MATERIAL PROVIDED:
:::::
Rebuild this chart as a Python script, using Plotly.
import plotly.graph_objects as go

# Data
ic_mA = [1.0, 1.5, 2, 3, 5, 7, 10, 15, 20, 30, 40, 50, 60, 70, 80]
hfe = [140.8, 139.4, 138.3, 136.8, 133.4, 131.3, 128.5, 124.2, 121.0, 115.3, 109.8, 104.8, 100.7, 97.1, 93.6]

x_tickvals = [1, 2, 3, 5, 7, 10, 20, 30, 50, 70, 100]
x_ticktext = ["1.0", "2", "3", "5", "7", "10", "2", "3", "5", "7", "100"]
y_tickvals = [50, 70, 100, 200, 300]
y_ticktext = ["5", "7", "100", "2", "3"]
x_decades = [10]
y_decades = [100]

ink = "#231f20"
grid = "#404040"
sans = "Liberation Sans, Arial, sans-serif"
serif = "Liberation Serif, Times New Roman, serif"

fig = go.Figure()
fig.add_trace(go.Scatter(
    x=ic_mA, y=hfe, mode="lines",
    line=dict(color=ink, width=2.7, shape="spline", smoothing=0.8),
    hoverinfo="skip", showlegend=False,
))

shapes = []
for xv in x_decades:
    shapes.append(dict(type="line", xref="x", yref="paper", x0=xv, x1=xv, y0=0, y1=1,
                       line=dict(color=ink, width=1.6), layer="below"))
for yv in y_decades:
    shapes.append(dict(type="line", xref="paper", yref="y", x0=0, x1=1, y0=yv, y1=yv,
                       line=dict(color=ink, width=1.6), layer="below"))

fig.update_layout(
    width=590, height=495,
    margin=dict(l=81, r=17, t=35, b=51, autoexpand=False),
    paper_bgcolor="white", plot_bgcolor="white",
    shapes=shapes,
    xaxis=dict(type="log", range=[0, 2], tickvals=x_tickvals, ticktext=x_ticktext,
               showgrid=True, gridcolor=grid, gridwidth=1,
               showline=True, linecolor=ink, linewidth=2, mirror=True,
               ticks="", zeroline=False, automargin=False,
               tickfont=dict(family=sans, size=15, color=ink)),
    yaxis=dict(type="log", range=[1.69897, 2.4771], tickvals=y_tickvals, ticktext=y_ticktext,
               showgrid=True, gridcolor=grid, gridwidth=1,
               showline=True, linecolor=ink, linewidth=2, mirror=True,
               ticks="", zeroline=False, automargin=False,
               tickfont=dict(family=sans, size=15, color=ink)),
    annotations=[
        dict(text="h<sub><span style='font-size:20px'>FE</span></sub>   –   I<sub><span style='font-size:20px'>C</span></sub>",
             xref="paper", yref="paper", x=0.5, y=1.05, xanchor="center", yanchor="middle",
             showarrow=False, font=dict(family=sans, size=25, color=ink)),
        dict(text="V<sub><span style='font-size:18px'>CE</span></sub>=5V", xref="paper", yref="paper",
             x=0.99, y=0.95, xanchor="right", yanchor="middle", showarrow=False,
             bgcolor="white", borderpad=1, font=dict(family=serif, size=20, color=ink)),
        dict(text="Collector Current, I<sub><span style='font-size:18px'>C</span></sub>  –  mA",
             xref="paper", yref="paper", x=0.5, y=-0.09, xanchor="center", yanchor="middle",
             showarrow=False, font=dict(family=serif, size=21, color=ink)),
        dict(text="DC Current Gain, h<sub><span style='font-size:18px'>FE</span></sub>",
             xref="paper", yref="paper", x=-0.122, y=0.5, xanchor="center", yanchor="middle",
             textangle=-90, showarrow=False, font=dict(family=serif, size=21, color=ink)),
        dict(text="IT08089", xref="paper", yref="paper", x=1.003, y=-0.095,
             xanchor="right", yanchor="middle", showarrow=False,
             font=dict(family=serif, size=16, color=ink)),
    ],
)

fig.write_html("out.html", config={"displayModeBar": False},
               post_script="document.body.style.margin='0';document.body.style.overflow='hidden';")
:::::
Only the lines from the top of the data through the line that contains "y_decades = [100]" should be quoted, exactly as they stand.

Rebuild this chart as a Python script, using Plotly.
import plotly.graph_objects as go

# Data
ic_mA = [1.0, 1.5, 2, 3, 5, 7, 10, 15, 20, 30, 40, 50, 60, 70, 80]
hfe = [140.8, 139.4, 138.3, 136.8, 133.4, 131.3, 128.5, 124.2, 121.0, 115.3, 109.8, 104.8, 100.7, 97.1, 93.6]

x_tickvals = [1, 2, 3, 5, 7, 10, 20, 30, 50, 70, 100]
x_ticktext = ["1.0", "2", "3", "5", "7", "10", "2", "3", "5", "7", "100"]
y_tickvals = [50, 70, 100, 200, 300]
y_ticktext = ["5", "7", "100", "2", "3"]
x_decades = [10]
y_decades = [100]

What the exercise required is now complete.